Не было в солнечной Далмации здания более мрачного, чем дворец императора-язычника Диоклетиана. Таким повелел построить его император, знающий толк в крепостях, начавший службу простым солдатом, проведший полжизни в военных походах и не знающий жалости к врагам Великой Римской империи.

…Не спалось Диоклетиану. Его расстроил недавний пир во дворце, устроенный после очередной победы на западных границах. Многих из приглашённых недосчитался император на роскошном пиру. Ему донесли, что тысячи христиан собрались в своём храме и праздновали не его, Диоклетиана, победу, а день рождения своего бога.

Так силён был гнев императора, что приказал он воинам обложить храм горючим хворостом и никого не выпускать. И объявил пленникам: «Кто принесёт жертву нашим богам, тот будет свободен. Иных ждёт гибель огненная!» Более часа ждал Диоклетиан, но ни один человек не вышел из храма. И тогда вспыхнул горючий хворост…

С тех пор стали расхищаться имения богатых людей, принявших христианство. Полнились темницы бедными людьми. Охрипли глашатаи, оповещая народ об очередной казни.

Решил император назначить себе нового комита — человека, который и войском искусно командует, и императора всюду сопровождает.

Диоклетиан возвёл в высокий сан Георгия, который был богат и знатен. К тому же красив и мужественен.

Только одного не знал Диоклетиан: мать Георгия воспитывала сына в любви к Христу.

Верно служил Георгий, но всё тяжелее становилось у него на душе. Решил он собственной кровью доказать истинность веры Христовой.

Накануне очередного судилища отпустил он на волю всех своих рабов. И то, чем владел — золото, серебро, драгоценные камни, наряды богатые, — отдал нищим.

Диоклетиан узнал об этом и провёл в беседе с Георгием долгие часы. Георгий откровенно признался в своей вере во Христа. На многое не мог возразить император и единственное, что он сумел прокричать: «В темницу его!»

Утром Георгий вновь предстал перед Диоклетианом. «Откажешься ли теперь от своего Христа?» — спросил он. «Напрасно, император. Скорее сам устанешь, мучая меня».

Трудно было придумать пытку страшнее. Юношу привязали к большому колесу и покатили по деревянным доскам, из которых остриями вверх торчали длинные гвозди. При каждом повороте колеса гвозди вонзались в тело Георгия и рвали его на части.

Диоклетиан удалился, не ведая, что произошло дальше. Внезапно ангел сошёл к великомученику. И увидели люди, что Георгий не привязан к страшному колесу, стоит он, живой, славит Господа и нет на нём никаких ран и увечий.

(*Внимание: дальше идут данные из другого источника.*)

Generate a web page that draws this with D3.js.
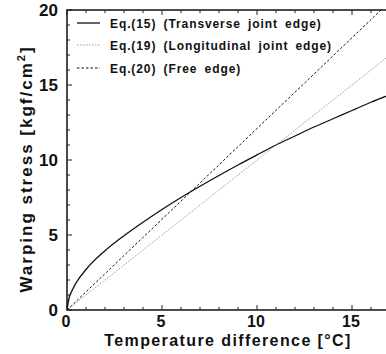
<!DOCTYPE html>
<html>
<head>
<meta charset="utf-8">
<script src="https://cdn.jsdelivr.net/npm/d3@7"></script>
<style>
body { margin: 0; background: #fff; overflow: hidden; }
text { font-family: "Liberation Sans", Arial, sans-serif; font-weight: bold; fill: #111; }
</style>
</head>
<body>
<script>
var w = 386, h = 354;

// temperature difference [C]
var tempDiff = [0, 0.1, 0.25, 0.5, 1, 2, 3, 4, 5, 6, 7, 8, 9, 10, 11, 12, 13, 14, 15, 16, 17];
// Eq.(15) transverse joint edge
var eq15 = [0, 0.75, 1.25, 1.85, 2.7, 3.95, 4.95, 5.85, 6.7, 7.5, 8.25, 8.97, 9.67, 10.34, 11.0, 11.6, 12.2, 12.75, 13.3, 13.85, 14.35];
// Eq.(19) longitudinal joint edge
var eq19 = [0, 0.1, 0.25, 0.5, 1.0, 2.0, 3.0, 4.0, 5.0, 6.0, 7.0, 8.0, 9.0, 10.0, 11.0, 12.0, 13.0, 14.0, 15.0, 16.0, 17.0];
// Eq.(20) free edge
var eq20 = [0, 0.12, 0.3, 0.6, 1.21, 2.42, 3.63, 4.84, 6.05, 7.26, 8.47, 9.68, 10.89, 12.1, 13.31, 14.52, 15.73, 16.94, 18.15, 19.36, 20.57];

var xTicks = [0, 5, 10, 15];
var yTicks = [0, 5, 10, 15, 20];
var legendLabels = ["Eq.(15) (Transverse joint edge)", "Eq.(19) (Longitudinal joint edge)", "Eq.(20) (Free edge)"];

var svg = d3.select("body").append("svg").attr("width", w).attr("height", h);

var x = d3.scaleLinear().domain([0, 17]).range([67, 390]);
var y = d3.scaleLinear().domain([0, 20]).range([310, 10]);

svg.append("clipPath").attr("id", "clip").append("rect")
  .attr("x", 67).attr("y", 10).attr("width", 323).attr("height", 300);

// frame
svg.append("rect").attr("x", 67).attr("y", 10).attr("width", 323).attr("height", 300)
  .attr("fill", "none").attr("stroke", "#111").attr("stroke-width", 1.5);

// minor/major ticks (inward)
var g = svg.append("g").attr("stroke", "#222").attr("stroke-width", 1);
d3.range(0, 18).forEach(function(v) {
  var len = v % 5 == 0 ? 5 : 3;
  g.append("line").attr("x1", x(v)).attr("x2", x(v)).attr("y1", y(0)).attr("y2", y(0) - len);
  g.append("line").attr("x1", x(v)).attr("x2", x(v)).attr("y1", y(20)).attr("y2", y(20) + len);
});
d3.range(0, 21).forEach(function(v) {
  var len = v % 5 == 0 ? 5 : 3;
  g.append("line").attr("y1", y(v)).attr("y2", y(v)).attr("x1", x(0)).attr("x2", x(0) + len);
});

svg.selectAll(".xt").data(xTicks).enter().append("text")
  .attr("x", function(d) { return x(d) - 1; }).attr("y", 327)
  .attr("text-anchor", "middle").style("font-size", "16px")
  .text(function(d) { return d; });

svg.selectAll(".yt").data(yTicks).enter().append("text")
  .attr("x", 58).attr("y", function(d) { return y(d) + 6; })
  .attr("text-anchor", "end").style("font-size", "17px")
  .text(function(d) { return d; });

svg.append("text").attr("x", 228).attr("y", 346).attr("text-anchor", "middle")
  .style("font-size", "16px").style("letter-spacing", "1.4px")
  .text("Temperature difference [°C]");

var yt = svg.append("text").attr("transform", "translate(32,169) rotate(-90)")
  .attr("text-anchor", "middle").style("font-size", "17px").style("letter-spacing", "2px");
yt.append("tspan").text("Warping stress [kgf/cm");
yt.append("tspan").attr("dy", -7).style("font-size", "11px").text("2");
yt.append("tspan").attr("dy", 7).text("]");

var styles = [
  { data: eq15, color: "#111", width: 1.3, dash: null },
  { data: eq19, color: "#999", width: 1, dash: "1.5,1.5" },
  { data: eq20, color: "#111", width: 1, dash: "2.5,2" }
];

var line = d3.line()
  .x(function(d) { return x(d[0]); })
  .y(function(d) { return y(d[1]); })
  .curve(d3.curveMonotoneX);

styles.forEach(function(s) {
  svg.append("path").datum(tempDiff.map(function(t, i) { return [t, s.data[i]]; }))
    .attr("d", line).attr("clip-path", "url(#clip)")
    .attr("fill", "none").attr("stroke", s.color).attr("stroke-width", s.width)
    .attr("stroke-dasharray", s.dash);
});

// legend
var legendY = [23, 45, 68];
legendLabels.forEach(function(l, i) {
  var ly = legendY[i];
  svg.append("line").attr("x1", 77).attr("x2", 100).attr("y1", ly).attr("y2", ly)
    .attr("stroke", styles[i].color).attr("stroke-width", styles[i].width)
    .attr("stroke-dasharray", styles[i].dash);
  svg.append("text").attr("x", 110).attr("y", ly + 4.5).style("font-size", "12px")
    .style("letter-spacing", "0.9px").style("word-spacing", "3px").text(l);
});
</script>
</body>
</html>
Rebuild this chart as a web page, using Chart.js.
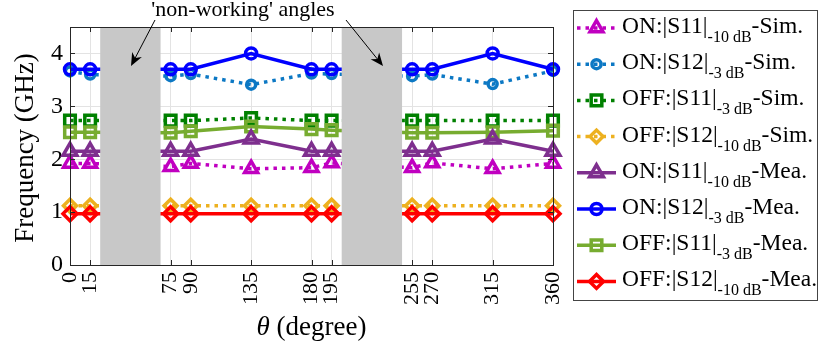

Тогда велел император связать Георгия и бросить в глубокий ров за городом, а наполнили тот ров негашёной известью, сжигавшей до костей всякую живую плоть.

На третий день Диоклетиан послал слуг выбросить кости Георгия, чтобы не осталось ни памяти, ни могилы его.

Множество народа собралось и в оцепенении смотрели они на живого и невредимого Георгия.

И снова Георгия посадили в темницу.

Хитрый император решил последний раз испытать его. В богато убранной комнате накрыли стол с изысканными кушаньями, наполненными ядами. Но Георгий остался жив и невредим. Чаша терпения Диоклетиана истощилась. Он дико закричал: «Немедля! На смерть!»